AbstractThe purpose of this forum is to respond to a rebuttal submitted by Julian et al., Environ Manag 55:1–5, 2015 where they outlined their overall disagreement with the data preparation, methods, and interpretation of results presented in Gabriel et al. (Environ Manag 53:583–593, 2014). Here, we provide background information on the research premise presented in Gabriel et al. (Environ Manag 53:583–593, 2014) and provide a defense for this work using five themes. In spite of what Julian et al. perceive as limitations in the sampling methods and analytical tools used for this work, the relationships found between fish total mercury and surface water sulfate concentrations in Gabriel et al. (Environ Manag 53:583–593, 2014) are comparable to relationships between pore water methylmercury (MeHg) and pore water sulfate found in past studies indicating that sulfate is important to MeHg production and bioaccumulation in the Everglades.

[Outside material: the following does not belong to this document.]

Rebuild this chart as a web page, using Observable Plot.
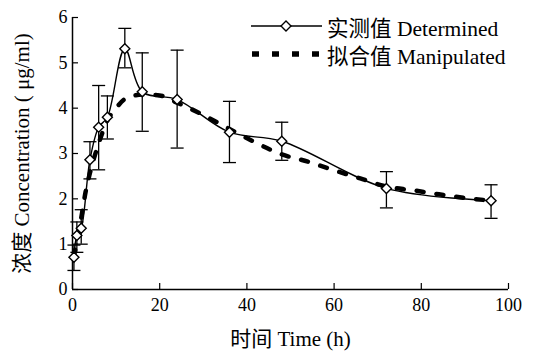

Julian et al. state “…there is no way to justify any ecosystem-wide sulfur strategy as a management approach to reduce mercury risk in the (Everglades) as suggested by Gabriel et al. (Environ Manag 53:583–593, 2014), Corrales et al. (Sci Tot Environ 409:2156–2162, 2011) and Orem et al. (Rev Environ Sci Technol 41 (S1):249–288, 2011).” We disagree, and having stated why sulfate input reduction to the Everglades may be the most effective means of reducing mercury in Everglades fish, it is important that research on sulfur and mercury biogeochemistry continues. If further studies support the relationship between sulfate loading reduction and MeHg reduction, sulfur mass balance studies should commence to (1) better quantify agricultural and connate seawater sulfate inputs and (2) define opportunities to reduce sulfate inputs to the Everglades ecosystem.